Era dal 1997, da quando l’Afganistan era finito sotto il regime dei talebani, che alle bambine, ma pure a tutte le altre studentesse, era stato vietato di frequentare le scuole e di studiare.
Come le scolare e le studentesse, anche le insegnanti erano state allontanate dalla scuola. Il 60 per cento del corpo insegnante femminile era stato addirittura licenziato.
I talebani, in verità, non avevano mai negato di volere discriminare le donne, sostenendo che la loro eliminazione dal sistema scolastico era dettata dall’esigenza di risparmiare sul bilancio e sopperire così alle spese per la siccità e per le guerre.
Di fatto, però, le scolare e le studentesse che volevano studiare lo dovevano fare di nascosto, in casa, cambiando continuamente luoghi e insegnanti.
Oggi le scolare afgane sono tornate sui banchi di scuola. Non tutte ovviamente. Di quattro milioni di bambini che avrebbero dovuto iscriversi alle scuole elementare, soltanto un milione e mezzo si è iscritto.

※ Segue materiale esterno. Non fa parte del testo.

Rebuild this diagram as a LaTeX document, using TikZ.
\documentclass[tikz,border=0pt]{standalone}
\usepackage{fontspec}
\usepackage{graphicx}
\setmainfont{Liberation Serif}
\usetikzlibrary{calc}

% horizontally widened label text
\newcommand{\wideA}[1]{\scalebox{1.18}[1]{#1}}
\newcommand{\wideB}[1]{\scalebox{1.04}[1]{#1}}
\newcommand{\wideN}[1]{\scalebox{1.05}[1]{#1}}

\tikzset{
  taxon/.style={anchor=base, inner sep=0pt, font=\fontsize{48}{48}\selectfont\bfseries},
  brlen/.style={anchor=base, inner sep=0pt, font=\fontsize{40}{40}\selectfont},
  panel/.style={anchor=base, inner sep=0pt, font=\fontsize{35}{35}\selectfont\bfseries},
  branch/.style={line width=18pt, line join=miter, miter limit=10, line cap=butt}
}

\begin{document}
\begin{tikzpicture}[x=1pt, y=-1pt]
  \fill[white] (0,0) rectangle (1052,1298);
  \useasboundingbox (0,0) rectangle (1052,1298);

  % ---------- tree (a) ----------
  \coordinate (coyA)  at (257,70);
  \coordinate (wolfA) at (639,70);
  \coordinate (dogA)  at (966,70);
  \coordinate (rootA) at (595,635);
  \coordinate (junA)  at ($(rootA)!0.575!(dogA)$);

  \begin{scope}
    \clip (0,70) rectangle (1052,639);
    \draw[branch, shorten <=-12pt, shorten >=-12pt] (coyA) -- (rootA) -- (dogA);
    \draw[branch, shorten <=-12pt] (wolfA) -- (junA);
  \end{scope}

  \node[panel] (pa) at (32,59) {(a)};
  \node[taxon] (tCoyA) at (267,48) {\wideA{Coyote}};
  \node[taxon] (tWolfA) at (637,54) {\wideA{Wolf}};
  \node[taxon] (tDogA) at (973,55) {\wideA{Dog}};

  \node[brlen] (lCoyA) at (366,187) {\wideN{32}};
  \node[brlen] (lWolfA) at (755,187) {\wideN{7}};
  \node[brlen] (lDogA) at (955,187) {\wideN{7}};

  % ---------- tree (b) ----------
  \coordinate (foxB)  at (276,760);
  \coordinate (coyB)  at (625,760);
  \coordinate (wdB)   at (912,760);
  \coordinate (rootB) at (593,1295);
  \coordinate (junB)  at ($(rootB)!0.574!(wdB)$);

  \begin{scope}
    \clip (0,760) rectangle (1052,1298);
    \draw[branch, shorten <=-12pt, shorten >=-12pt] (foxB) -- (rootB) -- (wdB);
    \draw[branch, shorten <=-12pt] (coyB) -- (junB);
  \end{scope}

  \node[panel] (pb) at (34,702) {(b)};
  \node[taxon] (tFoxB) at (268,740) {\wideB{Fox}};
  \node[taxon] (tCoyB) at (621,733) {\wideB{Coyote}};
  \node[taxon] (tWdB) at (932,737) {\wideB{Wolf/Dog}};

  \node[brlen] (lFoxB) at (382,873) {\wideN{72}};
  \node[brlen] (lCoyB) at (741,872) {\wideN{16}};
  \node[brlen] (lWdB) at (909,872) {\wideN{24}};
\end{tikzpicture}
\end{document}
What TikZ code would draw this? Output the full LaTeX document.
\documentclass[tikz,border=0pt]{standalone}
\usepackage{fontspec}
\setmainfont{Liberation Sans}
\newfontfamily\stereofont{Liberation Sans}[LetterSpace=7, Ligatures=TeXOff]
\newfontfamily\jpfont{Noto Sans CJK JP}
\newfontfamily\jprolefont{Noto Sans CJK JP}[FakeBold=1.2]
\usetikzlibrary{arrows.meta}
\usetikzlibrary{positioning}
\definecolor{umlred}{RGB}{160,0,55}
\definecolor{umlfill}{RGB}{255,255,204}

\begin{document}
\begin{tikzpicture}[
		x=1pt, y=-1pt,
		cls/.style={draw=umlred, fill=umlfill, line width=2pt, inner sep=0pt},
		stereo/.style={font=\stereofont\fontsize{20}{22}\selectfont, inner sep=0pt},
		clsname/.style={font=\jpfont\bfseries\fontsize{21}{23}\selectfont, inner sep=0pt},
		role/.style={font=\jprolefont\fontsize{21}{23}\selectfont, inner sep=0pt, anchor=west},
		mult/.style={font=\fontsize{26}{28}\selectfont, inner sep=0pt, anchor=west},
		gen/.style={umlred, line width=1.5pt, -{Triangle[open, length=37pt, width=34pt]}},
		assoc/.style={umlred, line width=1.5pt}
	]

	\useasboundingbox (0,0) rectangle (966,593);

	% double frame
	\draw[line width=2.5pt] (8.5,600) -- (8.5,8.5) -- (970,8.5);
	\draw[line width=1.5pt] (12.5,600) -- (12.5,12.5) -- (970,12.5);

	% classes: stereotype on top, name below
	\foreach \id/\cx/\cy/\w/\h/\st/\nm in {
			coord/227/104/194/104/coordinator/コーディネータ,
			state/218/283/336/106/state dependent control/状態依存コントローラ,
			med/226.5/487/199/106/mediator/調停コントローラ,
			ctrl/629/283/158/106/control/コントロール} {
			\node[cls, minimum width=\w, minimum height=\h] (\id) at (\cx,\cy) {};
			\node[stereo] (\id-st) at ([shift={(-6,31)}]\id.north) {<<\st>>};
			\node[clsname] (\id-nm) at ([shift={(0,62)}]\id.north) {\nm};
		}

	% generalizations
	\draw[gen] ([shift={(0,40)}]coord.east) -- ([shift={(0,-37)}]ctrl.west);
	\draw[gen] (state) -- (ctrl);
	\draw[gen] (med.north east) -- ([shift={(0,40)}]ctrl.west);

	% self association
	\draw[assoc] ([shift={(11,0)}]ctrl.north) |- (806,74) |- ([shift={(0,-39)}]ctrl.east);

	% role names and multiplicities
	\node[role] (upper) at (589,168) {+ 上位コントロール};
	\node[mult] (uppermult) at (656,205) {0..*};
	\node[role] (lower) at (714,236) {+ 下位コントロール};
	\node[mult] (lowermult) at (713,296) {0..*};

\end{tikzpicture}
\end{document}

Si spera, tuttavia, che l’evento contribuirà a diminuire l’analfabetismo che attualmente raggiunge il 70 per cento della popolazione.

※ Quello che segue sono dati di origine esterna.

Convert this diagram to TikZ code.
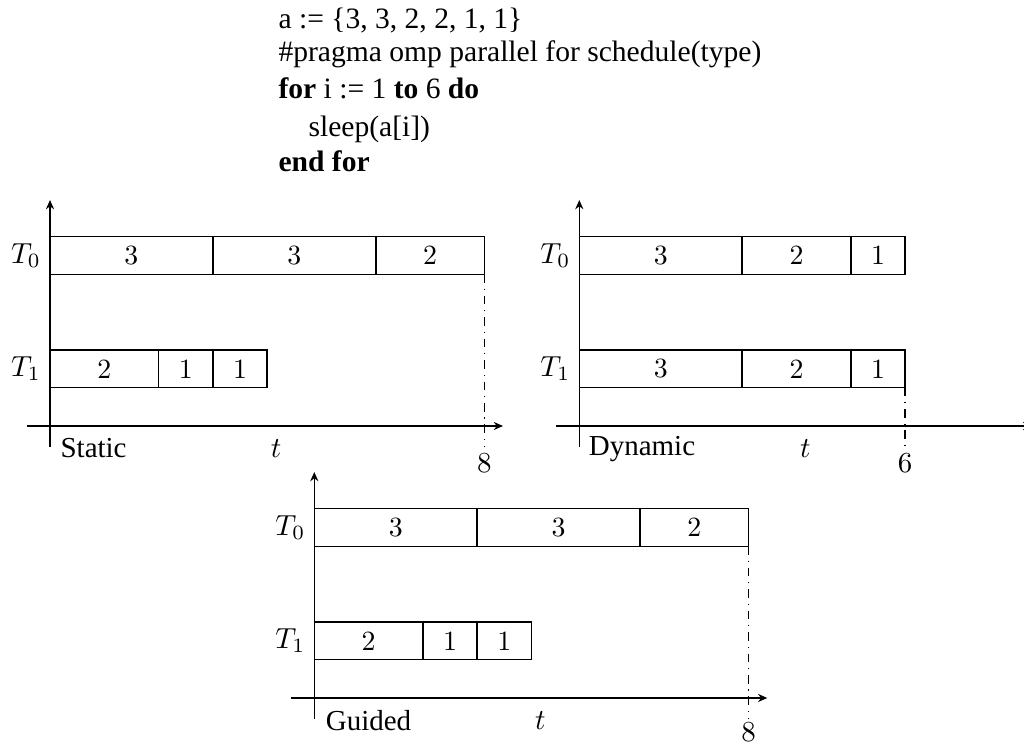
\documentclass[tikz,border=0pt]{standalone}
\usepackage{fontspec}
\newfontfamily\codefont{Liberation Serif}
\usetikzlibrary{arrows.meta}
\tikzset{
  job/.style={draw, line width=0.5pt, rectangle, inner sep=0pt, outer sep=0pt, minimum height=12.97pt, anchor=west, font=\fontsize{9.6}{11}\selectfont},
  wa/.style={minimum width=18.73pt},
  wb/.style={minimum width=37.47pt},
  wc/.style={minimum width=56.2pt},
  axis/.style={line width=0.5pt, -{Stealth[length=3.2pt,width=2.8pt]}},
  guide/.style={dashdotted, line width=0.5pt},
  code/.style={anchor=base west, inner sep=0pt, font=\codefont\fontsize{10.2}{12}\selectfont},
  tlab/.style={inner sep=0pt, font=\fontsize{10}{12}\selectfont},
  kind/.style={anchor=base west, inner sep=0pt, font=\codefont\fontsize{10}{12}\selectfont},
  tick/.style={inner sep=0pt, font=\fontsize{10}{12}\selectfont},
}
\begin{document}
\begin{tikzpicture}[x=0.345pt, y=-0.345pt]
\useasboundingbox (0,0) rectangle (1024,744);
% code
\node[code] (c1) at (278,28.3) {a := \{3, 3, 2, 2, 1, 1\}};
\node[code] (c2) at (278,61.7) {\#pragma omp parallel for schedule(type)};
\node[code] (c3) at (278,99) {\textbf{for} i := 1 \textbf{to} 6 \textbf{do}};
\node[code] (c4) at (308,136.7) {sleep(a[i])};
\node[code] (c5) at (278,171.7) {\textbf{end for}};

% static
\begin{scope}[shift={(50,426)}, name prefix=s-]
  \coordinate (yb) at (0,21);
  \coordinate (yt) at (0,-226);
  \coordinate (xl) at (-23,0);
  \coordinate (xr) at (453,0);
  \draw[axis] (yb) -- (yt);
  \draw[axis] (xl) -- (xr);
  \node[job,wc] (a0) at (0,-170.5) {3};
  \node[job,wc] (a1) at (a0.east) {3};
  \node[job,wb] (a2) at (a1.east) {2};
  \node[job,wb] (b0) at (0,-57.2) {2};
  \node[job,wa] (b1) at (b0.east) {1};
  \node[job,wa] (b2) at (b1.east) {1};
  \node[tlab] (l0) at (-24,-170.5) {$T_0$};
  \node[tlab] (l1) at (-24,-57.2) {$T_1$};
  \node[kind] (nm) at (10,31) {Static};
  \node[tlab, anchor=base] (t) at (226,31) {$t$};
  \coordinate (e) at (a2.south east |- yb);
  \node[tick] (fin) at (434.4,37) {8};
  \draw[guide] (a2.south east) -- (e);
\end{scope}

% dynamic
\begin{scope}[shift={(579.3,426)}, name prefix=d-]
  \coordinate (yb) at (0,21);
  \coordinate (yt) at (0,-226);
  \coordinate (xl) at (-23,0);
  \coordinate (xr) at (453,0);
  \draw[axis] (yb) -- (yt);
  \draw[axis] (xl) -- (xr);
  \node[job,wc] (a0) at (0,-170.5) {3};
  \node[job,wb] (a1) at (a0.east) {2};
  \node[job,wa] (a2) at (a1.east) {1};
  \node[job,wc] (b0) at (0,-57.2) {3};
  \node[job,wb] (b1) at (b0.east) {2};
  \node[job,wa] (b2) at (b1.east) {1};
  \node[tlab] (l0) at (-24,-170.5) {$T_0$};
  \node[tlab] (l1) at (-24,-57.2) {$T_1$};
  \node[kind] (nm) at (9,29) {Dynamic};
  \node[tlab, anchor=base] (t) at (226,31) {$t$};
  \coordinate (e) at (b2.south east |- yb);
  \node[tick] (fin) at (325.8,37) {6};
  \draw[guide] (b2.south east) -- (e);
\end{scope}

% guided
\begin{scope}[shift={(314.3,698)}, name prefix=g-]
  \coordinate (yb) at (0,21);
  \coordinate (yt) at (0,-226);
  \coordinate (xl) at (-23,0);
  \coordinate (xr) at (453,0);
  \draw[axis] (yb) -- (yt);
  \draw[axis] (xl) -- (xr);
  \node[job,wc] (a0) at (0,-170.5) {3};
  \node[job,wc] (a1) at (a0.east) {3};
  \node[job,wb] (a2) at (a1.east) {2};
  \node[job,wb] (b0) at (0,-57.2) {2};
  \node[job,wa] (b1) at (b0.east) {1};
  \node[job,wa] (b2) at (b1.east) {1};
  \node[tlab] (l0) at (-24,-170.5) {$T_0$};
  \node[tlab] (l1) at (-24,-57.2) {$T_1$};
  \node[kind] (nm) at (11,32) {Guided};
  \node[tlab, anchor=base] (t) at (226,31) {$t$};
  \coordinate (e) at (a2.south east |- yb);
  \node[tick] (fin) at (434.4,34.5) {8};
  \draw[guide] (a2.south east) -- (e);
\end{scope}
\end{tikzpicture}
\end{document}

Per la riapertura delle scuole si sono mobilitati il Fondo Alimentare Mondiale che, visto il rapporto esistente tra condizioni fisiche e cultura, ha assicurato le merende a un milione mezzo di scolari. L’Unicef, da parte sua, ha assicurato a quattro milioni di studenti un kit scolastico comprendente un abbecedario, un libro di poesie, sei matite colorate, due matite nere ed una gomma.

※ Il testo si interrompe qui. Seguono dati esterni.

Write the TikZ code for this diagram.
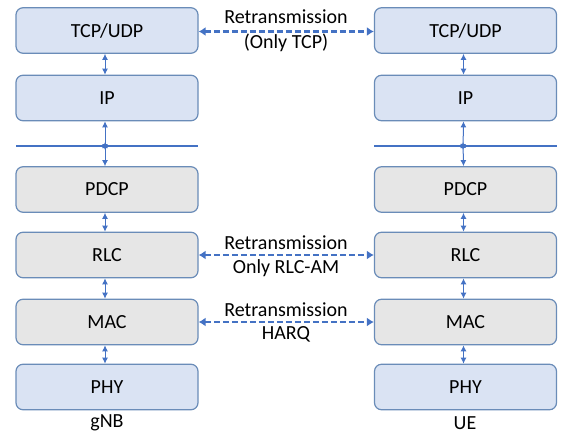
\documentclass[tikz,border=0pt]{standalone}
\usepackage{fontspec}
\setmainfont{Carlito}
\usetikzlibrary{arrows.meta}
\definecolor{bfill}{HTML}{DAE3F3}
\definecolor{gfill}{HTML}{E6E6E6}
\definecolor{bdr}{HTML}{6A8CB8}
\definecolor{arr}{HTML}{4472C4}
\tikzset{
  layer/.style={draw=bdr, line width=1.2pt, rounded corners=7pt, minimum width=182pt, minimum height=45.5pt, inner sep=0pt, font=\fontsize{20}{23}\selectfont, text=black},
  bluebox/.style={layer, fill=bfill},
  graybox/.style={layer, fill=gfill},
  varr/.style={draw=arr, line width=1pt, {Latex[length=6pt,width=6pt]}-{Latex[length=6pt,width=6pt]}},
  harr/.style={draw=arr, line width=2.5pt, dash pattern=on 6pt off 3pt, {Latex[length=7pt,width=9pt]}-{Latex[length=7pt,width=9pt]}},
  lbl/.style={font=\fontsize{20}{23}\selectfont, inner sep=0pt, text=black},
  sep/.style={draw=arr, line width=1.5pt}
}
\begin{document}
\begin{tikzpicture}[x=1pt,y=-1pt]
\useasboundingbox (0,0) rectangle (561,434);
% left stack
\node[bluebox] (lt) at (107,30.5) {TCP/UDP};
\node[bluebox] (li) at (107,98) {IP};
\node[graybox] (lp) at (107,189.5) {PDCP};
\node[graybox] (lr) at (107,255) {RLC};
\node[graybox] (lm) at (107,322) {MAC};
\node[bluebox] (lh) at (107,387) {PHY};
% right stack
\node[bluebox] (rt) at (465.5,30.5) {TCP/UDP};
\node[bluebox] (ri) at (465.5,98) {IP};
\node[graybox] (rp) at (465.5,189.5) {PDCP};
\node[graybox] (rr) at (465.5,255) {RLC};
\node[graybox] (rm) at (465.5,322) {MAC};
\node[bluebox] (rh) at (465.5,387) {PHY};
% separator lines
\coordinate (lsa) at (16,146);
\coordinate (lsb) at (198,146);
\coordinate (rsa) at (374,146);
\coordinate (rsb) at (557,146);
\draw[sep] (lsa) -- (lsb);
\draw[sep] (rsa) -- (rsb);
\coordinate (lsm) at (105,146);
\coordinate (rsm) at (463,146);
% vertical arrows left
\draw[varr] ([xshift=-2pt]lt.south) -- ([xshift=-2pt]li.north);
\draw[varr] ([xshift=-2pt]li.south) -- ([yshift=-4pt]lsm);
\draw[varr] ([yshift=4pt]lsm) -- ([xshift=-2pt]lp.north);
\draw[varr] ([xshift=-2pt]lp.south) -- ([xshift=-2pt]lr.north);
\draw[varr] ([xshift=-2pt]lr.south) -- ([xshift=-2pt]lm.north);
\draw[varr] ([xshift=-2pt]lm.south) -- ([xshift=-2pt]lh.north);
% vertical arrows right
\draw[varr] ([xshift=-2pt]rt.south) -- ([xshift=-2pt]ri.north);
\draw[varr] ([xshift=-2pt]ri.south) -- ([yshift=-4pt]rsm);
\draw[varr] ([yshift=4pt]rsm) -- ([xshift=-2pt]rp.north);
\draw[varr] ([xshift=-2pt]rp.south) -- ([xshift=-2pt]rr.north);
\draw[varr] ([xshift=-2pt]rr.south) -- ([xshift=-2pt]rm.north);
\draw[varr] ([xshift=-2pt]rm.south) -- ([xshift=-2pt]rh.north);
% horizontal retransmission arrows
\draw[harr] ([yshift=-1pt]lt.east) -- ([yshift=-1pt]rt.east -| rt.west);
\draw[harr] (lr.east) -- (rr.west);
\draw[harr] (lm.east) -- (rm.west);
% labels
\node[lbl] (t1) at (286,17) {Retransmission};
\node[lbl] (t2) at (286,43) {(Only TCP)};
\node[lbl] (r1) at (286,243) {Retransmission};
\node[lbl] (r2) at (286,268) {Only RLC-AM};
\node[lbl] (m1) at (286,310) {Retransmission};
\node[lbl] (m2) at (286,334) {HARQ};
\node[lbl] (g) at (107,423) {gNB};
\node[lbl] (u) at (465,423) {UE};
\end{tikzpicture}
\end{document}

Tanto, per i piccoli talebani, abituati a ben altri privazioni. Poco, anzi nulla, per gli studenti di casa nostra ognuno dei quali farebbe un’azione altamente encomiabile se, motivato dagli insegnanti e dai dirigenti scolastici, nell’ambito dei tanti progetti di educazione interculturale, assumesse l’iniziativa di adottare, almeno per un anno, un fratello/scolaro afgano assicurandogli la fornitura di tutta la strumentazione scolastica.